━━━ Recorded information

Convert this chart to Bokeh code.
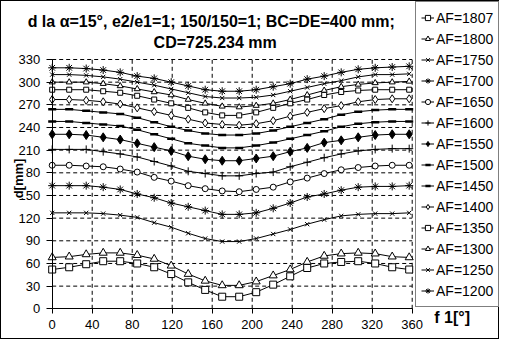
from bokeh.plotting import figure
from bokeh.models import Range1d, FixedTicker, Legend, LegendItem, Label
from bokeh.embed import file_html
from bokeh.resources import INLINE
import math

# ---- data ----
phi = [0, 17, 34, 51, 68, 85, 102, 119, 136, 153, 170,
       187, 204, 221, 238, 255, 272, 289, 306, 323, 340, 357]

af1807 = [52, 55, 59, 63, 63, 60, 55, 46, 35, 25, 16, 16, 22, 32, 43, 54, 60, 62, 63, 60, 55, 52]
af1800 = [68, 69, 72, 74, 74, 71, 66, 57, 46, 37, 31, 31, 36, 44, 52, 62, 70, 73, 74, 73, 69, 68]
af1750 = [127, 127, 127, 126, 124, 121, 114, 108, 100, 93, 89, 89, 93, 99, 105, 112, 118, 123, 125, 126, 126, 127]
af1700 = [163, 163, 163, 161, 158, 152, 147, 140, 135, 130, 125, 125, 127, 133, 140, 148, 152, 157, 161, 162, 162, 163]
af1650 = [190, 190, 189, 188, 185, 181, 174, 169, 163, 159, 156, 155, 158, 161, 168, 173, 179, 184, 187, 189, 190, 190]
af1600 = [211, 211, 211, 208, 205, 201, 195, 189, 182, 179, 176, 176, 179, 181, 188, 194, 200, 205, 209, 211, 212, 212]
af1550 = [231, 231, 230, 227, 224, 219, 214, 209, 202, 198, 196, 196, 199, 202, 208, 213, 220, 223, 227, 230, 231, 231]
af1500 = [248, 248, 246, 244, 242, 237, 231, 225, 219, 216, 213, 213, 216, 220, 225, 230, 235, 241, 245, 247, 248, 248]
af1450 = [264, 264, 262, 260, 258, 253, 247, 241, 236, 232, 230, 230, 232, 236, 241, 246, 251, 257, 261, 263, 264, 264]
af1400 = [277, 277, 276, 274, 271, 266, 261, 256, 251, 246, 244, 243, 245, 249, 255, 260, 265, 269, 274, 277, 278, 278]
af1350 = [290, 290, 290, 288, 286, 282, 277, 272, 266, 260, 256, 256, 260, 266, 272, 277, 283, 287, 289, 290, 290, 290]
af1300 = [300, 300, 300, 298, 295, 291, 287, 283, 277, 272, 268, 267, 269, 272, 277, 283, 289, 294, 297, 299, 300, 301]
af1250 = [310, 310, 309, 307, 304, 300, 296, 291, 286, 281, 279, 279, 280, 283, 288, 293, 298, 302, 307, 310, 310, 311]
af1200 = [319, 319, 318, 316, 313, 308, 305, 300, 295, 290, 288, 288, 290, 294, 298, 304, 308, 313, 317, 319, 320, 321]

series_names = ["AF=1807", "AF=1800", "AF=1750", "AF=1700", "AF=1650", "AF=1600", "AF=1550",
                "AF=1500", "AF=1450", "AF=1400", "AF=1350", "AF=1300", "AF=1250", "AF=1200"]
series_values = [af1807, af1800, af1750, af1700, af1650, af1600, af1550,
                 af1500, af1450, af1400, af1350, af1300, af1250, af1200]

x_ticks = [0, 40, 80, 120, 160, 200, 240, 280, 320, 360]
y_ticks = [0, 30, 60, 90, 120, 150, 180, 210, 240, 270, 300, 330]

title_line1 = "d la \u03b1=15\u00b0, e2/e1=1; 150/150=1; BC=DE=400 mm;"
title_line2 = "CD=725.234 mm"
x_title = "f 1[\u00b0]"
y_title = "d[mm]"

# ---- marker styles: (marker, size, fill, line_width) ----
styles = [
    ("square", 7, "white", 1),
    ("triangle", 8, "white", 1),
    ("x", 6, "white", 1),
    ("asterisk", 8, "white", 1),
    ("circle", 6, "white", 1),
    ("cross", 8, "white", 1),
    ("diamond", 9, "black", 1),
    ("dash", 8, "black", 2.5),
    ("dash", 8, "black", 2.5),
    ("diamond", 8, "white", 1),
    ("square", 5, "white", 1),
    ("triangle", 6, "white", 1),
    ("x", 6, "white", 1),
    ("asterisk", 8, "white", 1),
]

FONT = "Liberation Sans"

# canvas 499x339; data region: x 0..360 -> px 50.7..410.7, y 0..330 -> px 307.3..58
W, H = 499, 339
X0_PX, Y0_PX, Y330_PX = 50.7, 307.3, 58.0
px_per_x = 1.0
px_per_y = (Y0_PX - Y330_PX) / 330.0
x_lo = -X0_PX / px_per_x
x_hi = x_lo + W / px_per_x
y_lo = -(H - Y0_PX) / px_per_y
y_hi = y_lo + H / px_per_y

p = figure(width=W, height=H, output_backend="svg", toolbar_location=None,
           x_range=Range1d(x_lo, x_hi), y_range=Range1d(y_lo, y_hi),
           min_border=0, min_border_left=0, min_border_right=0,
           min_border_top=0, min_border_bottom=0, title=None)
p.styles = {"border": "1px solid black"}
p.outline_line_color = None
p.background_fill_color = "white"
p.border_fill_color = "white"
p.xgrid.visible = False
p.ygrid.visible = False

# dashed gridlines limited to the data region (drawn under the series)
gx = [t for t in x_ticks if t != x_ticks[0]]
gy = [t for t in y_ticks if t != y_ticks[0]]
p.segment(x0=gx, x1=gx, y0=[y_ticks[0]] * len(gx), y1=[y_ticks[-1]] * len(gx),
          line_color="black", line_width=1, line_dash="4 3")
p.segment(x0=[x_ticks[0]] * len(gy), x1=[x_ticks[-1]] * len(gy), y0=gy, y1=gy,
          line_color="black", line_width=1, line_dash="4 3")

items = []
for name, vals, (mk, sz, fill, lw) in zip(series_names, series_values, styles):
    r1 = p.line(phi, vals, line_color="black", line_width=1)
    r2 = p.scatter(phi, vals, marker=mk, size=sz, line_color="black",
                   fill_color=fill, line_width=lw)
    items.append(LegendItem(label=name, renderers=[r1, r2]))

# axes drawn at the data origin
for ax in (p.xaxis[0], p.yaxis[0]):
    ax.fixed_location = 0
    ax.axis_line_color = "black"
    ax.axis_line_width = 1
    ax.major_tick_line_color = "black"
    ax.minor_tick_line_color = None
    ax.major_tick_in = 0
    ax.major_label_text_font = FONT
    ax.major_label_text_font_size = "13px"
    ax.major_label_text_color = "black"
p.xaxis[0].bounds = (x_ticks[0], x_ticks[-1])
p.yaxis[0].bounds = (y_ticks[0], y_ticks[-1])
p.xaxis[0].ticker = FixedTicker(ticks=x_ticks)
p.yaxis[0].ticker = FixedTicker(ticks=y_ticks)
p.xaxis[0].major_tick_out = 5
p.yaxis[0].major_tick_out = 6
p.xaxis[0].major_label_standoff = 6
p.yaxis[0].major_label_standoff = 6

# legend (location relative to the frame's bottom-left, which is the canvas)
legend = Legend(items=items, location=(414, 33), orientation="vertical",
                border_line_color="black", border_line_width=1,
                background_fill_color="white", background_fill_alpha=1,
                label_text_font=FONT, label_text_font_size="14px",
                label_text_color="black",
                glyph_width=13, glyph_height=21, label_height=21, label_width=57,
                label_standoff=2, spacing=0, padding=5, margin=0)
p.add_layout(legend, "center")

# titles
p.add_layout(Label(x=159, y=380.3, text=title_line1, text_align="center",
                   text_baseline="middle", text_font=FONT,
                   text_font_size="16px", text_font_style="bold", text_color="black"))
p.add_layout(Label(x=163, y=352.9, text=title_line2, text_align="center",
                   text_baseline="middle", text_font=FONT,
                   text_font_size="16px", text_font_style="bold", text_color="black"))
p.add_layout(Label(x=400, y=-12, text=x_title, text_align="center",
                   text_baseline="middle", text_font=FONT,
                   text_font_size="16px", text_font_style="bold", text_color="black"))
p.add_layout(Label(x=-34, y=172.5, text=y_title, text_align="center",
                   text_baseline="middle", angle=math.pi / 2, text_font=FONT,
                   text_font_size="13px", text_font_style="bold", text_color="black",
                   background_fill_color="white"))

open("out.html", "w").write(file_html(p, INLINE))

━━━━━━
━━━ Recorded information

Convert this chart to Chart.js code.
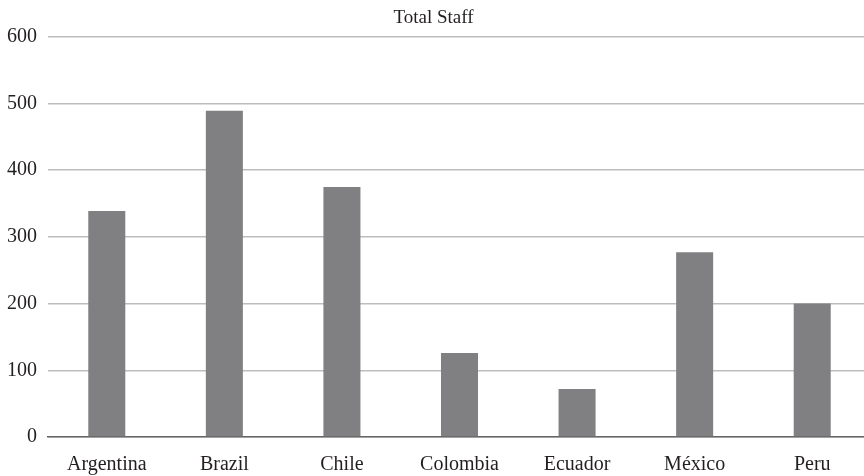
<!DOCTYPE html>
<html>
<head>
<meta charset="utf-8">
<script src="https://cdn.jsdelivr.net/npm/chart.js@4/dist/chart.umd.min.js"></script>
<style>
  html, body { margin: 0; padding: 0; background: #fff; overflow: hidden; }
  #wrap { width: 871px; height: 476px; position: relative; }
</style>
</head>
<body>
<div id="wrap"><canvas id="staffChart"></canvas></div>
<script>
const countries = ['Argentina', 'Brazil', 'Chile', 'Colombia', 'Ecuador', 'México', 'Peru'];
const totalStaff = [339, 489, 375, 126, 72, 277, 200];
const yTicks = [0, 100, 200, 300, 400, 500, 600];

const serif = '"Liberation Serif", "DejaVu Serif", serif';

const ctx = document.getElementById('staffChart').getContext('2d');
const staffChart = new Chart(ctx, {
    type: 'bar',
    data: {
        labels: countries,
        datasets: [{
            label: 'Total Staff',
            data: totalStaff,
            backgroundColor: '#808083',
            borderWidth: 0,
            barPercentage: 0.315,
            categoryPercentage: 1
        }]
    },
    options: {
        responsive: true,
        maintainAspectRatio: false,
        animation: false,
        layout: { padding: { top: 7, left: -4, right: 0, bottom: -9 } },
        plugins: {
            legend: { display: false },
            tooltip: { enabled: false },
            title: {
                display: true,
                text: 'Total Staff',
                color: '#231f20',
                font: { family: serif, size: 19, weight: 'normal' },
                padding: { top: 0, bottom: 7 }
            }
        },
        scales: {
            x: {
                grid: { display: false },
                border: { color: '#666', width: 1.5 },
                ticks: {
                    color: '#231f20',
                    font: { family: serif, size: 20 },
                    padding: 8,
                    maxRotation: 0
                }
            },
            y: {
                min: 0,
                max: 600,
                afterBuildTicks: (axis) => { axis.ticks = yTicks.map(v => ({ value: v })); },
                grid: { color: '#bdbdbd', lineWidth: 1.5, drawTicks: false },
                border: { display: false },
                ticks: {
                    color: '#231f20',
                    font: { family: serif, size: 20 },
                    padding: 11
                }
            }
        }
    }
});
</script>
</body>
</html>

━━━━━━

Exercise: Exactly the lines starting at the line containing "Convert this chart to Bokeh code." and ending at the line containing "187, 204, 221, 238, 255, 272, 289, 306, 323, 340, 357]" should be transcribed, both included; omit the pictures.

Finished task:
Convert this chart to Bokeh code.
from bokeh.plotting import figure
from bokeh.models import Range1d, FixedTicker, Legend, LegendItem, Label
from bokeh.embed import file_html
from bokeh.resources import INLINE
import math

# ---- data ----
phi = [0, 17, 34, 51, 68, 85, 102, 119, 136, 153, 170,
       187, 204, 221, 238, 255, 272, 289, 306, 323, 340, 357]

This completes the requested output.